---------- Provided records ----------
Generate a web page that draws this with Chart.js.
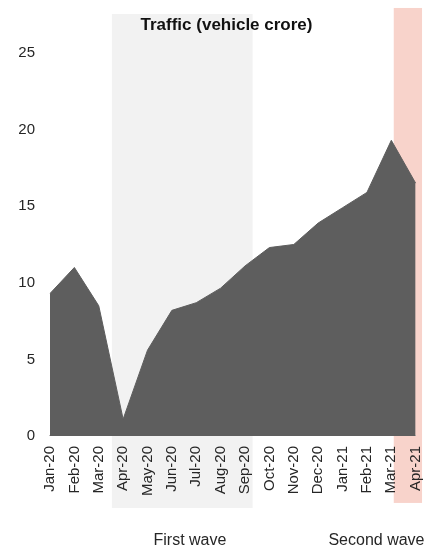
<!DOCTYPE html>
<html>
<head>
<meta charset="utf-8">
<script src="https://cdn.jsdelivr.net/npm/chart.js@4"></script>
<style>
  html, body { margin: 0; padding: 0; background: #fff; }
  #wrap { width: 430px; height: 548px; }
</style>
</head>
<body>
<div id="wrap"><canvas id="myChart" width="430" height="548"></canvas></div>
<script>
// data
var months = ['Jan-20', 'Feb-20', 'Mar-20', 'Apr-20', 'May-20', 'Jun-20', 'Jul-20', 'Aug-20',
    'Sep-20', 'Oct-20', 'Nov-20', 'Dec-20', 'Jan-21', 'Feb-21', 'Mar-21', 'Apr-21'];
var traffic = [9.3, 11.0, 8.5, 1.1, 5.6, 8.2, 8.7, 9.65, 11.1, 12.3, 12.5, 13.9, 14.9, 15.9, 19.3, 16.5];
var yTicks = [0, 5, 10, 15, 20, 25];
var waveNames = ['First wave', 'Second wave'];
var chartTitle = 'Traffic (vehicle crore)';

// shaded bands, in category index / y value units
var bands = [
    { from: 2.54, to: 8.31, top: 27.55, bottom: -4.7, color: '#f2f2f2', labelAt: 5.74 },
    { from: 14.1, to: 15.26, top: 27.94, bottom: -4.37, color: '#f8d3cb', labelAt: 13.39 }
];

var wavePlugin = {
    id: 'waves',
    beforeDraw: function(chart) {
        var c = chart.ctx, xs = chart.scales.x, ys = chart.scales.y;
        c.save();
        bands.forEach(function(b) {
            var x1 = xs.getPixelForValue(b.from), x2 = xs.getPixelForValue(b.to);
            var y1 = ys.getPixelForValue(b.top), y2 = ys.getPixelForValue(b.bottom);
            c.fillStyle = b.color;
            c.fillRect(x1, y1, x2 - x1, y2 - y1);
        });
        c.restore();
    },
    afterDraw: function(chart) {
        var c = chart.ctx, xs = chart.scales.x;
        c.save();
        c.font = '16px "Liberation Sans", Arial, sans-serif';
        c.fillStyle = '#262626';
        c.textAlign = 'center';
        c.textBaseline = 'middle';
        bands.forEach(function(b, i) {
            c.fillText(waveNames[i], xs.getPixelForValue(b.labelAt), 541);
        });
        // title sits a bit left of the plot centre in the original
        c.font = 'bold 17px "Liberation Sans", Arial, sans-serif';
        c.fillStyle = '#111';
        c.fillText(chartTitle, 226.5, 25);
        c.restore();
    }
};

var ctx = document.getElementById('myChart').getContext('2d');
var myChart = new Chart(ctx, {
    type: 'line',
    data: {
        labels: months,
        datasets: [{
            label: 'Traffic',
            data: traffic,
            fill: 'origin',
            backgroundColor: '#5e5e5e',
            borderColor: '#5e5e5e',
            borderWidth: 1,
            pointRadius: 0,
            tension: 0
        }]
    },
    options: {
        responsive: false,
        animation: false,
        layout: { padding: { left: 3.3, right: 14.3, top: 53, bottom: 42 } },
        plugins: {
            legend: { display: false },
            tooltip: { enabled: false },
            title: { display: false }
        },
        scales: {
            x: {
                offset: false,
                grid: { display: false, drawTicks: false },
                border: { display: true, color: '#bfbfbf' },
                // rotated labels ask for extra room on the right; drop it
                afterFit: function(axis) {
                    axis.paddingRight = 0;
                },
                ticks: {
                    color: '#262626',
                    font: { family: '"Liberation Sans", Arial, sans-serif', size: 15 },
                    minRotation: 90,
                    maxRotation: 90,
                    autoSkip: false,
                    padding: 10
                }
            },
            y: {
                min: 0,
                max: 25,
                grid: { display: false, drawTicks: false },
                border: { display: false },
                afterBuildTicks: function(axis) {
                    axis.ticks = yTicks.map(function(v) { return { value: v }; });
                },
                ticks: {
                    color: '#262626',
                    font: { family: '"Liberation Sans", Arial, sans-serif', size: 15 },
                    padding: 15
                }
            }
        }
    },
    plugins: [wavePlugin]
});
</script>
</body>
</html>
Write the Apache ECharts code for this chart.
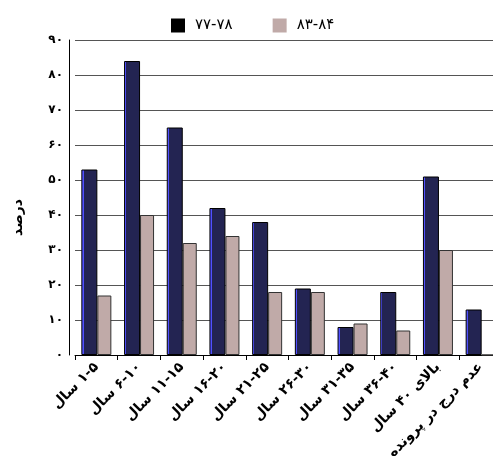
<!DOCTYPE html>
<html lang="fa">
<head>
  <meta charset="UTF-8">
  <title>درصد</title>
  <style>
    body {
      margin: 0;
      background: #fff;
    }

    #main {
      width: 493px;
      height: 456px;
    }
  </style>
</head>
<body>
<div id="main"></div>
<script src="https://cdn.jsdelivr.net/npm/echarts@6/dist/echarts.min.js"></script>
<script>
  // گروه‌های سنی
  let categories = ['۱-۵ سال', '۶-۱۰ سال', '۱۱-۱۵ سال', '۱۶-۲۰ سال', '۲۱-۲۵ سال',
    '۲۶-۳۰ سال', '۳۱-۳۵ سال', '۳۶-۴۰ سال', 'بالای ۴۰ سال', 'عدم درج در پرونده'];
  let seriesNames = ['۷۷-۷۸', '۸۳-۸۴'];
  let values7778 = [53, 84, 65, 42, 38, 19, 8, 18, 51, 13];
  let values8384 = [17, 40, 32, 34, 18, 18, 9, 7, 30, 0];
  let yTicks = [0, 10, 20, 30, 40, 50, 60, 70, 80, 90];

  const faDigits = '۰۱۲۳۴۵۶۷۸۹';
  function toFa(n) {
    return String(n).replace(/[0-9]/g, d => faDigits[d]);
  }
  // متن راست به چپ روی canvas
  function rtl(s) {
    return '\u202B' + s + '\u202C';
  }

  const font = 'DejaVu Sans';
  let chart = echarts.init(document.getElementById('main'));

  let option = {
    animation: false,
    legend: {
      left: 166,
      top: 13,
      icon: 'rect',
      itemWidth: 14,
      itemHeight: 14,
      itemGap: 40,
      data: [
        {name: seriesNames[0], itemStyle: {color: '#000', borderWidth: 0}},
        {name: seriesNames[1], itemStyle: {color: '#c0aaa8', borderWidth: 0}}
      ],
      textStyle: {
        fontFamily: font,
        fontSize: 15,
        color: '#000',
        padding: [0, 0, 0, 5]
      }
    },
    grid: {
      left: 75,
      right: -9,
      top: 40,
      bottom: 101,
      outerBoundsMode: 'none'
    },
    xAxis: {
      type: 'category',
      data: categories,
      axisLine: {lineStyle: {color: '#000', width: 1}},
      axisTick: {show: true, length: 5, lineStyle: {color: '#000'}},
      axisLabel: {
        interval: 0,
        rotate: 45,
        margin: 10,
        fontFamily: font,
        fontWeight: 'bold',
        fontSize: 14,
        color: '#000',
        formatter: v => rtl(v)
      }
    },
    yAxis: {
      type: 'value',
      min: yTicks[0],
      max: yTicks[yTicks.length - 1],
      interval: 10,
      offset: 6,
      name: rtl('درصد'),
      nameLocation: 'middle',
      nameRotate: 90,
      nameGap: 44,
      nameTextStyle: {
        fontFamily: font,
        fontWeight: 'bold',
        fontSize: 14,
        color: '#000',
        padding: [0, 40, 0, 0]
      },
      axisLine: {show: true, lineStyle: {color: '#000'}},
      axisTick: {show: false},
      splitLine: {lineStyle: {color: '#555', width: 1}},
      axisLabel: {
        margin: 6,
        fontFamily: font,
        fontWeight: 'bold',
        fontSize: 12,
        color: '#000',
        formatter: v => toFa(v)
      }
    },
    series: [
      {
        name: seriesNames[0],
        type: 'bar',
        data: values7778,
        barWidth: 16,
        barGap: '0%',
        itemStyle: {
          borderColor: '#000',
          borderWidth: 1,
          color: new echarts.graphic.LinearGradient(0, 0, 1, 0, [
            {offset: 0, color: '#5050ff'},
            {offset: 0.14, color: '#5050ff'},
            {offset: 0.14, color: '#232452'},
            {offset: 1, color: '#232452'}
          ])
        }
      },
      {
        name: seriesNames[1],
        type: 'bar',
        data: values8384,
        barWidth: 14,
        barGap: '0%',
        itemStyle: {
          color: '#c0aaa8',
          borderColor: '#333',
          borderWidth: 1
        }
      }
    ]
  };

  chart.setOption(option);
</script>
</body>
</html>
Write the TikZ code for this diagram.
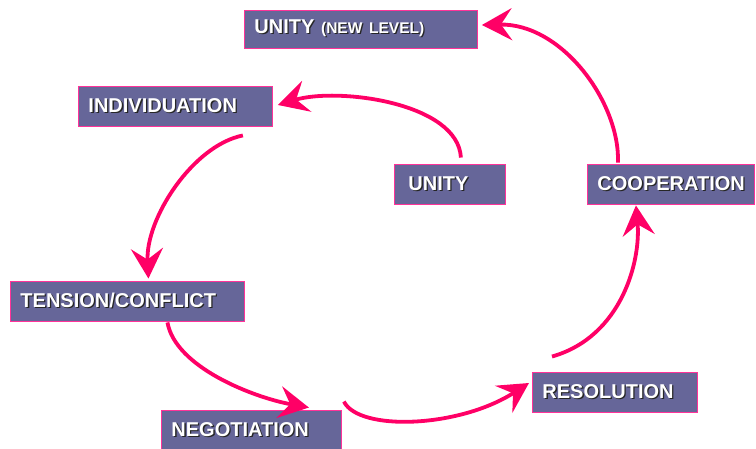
----------
Given request: Using the entries above, reproduce word for word only the lines from the one that contains "Write the Apache ECharts code for this chart." to the one that contains "70, 80, 90];", both ends included, and drop every picture.

Completed task:
Write the Apache ECharts code for this chart.
<!DOCTYPE html>
<html lang="fa">
<head>
  <meta charset="UTF-8">
  <title>درصد</title>
  <style>
    body {
      margin: 0;
      background: #fff;
    }

    #main {
      width: 493px;
      height: 456px;
    }
  </style>
</head>
<body>
<div id="main"></div>
<script src="https://cdn.jsdelivr.net/npm/echarts@6/dist/echarts.min.js"></script>
<script>
  // گروه‌های سنی
  let categories = ['۱-۵ سال', '۶-۱۰ سال', '۱۱-۱۵ سال', '۱۶-۲۰ سال', '۲۱-۲۵ سال',
    '۲۶-۳۰ سال', '۳۱-۳۵ سال', '۳۶-۴۰ سال', 'بالای ۴۰ سال', 'عدم درج در پرونده'];
  let seriesNames = ['۷۷-۷۸', '۸۳-۸۴'];
  let values7778 = [53, 84, 65, 42, 38, 19, 8, 18, 51, 13];
  let values8384 = [17, 40, 32, 34, 18, 18, 9, 7, 30, 0];
  let yTicks = [0, 10, 20, 30, 40, 50, 60, 70, 80, 90];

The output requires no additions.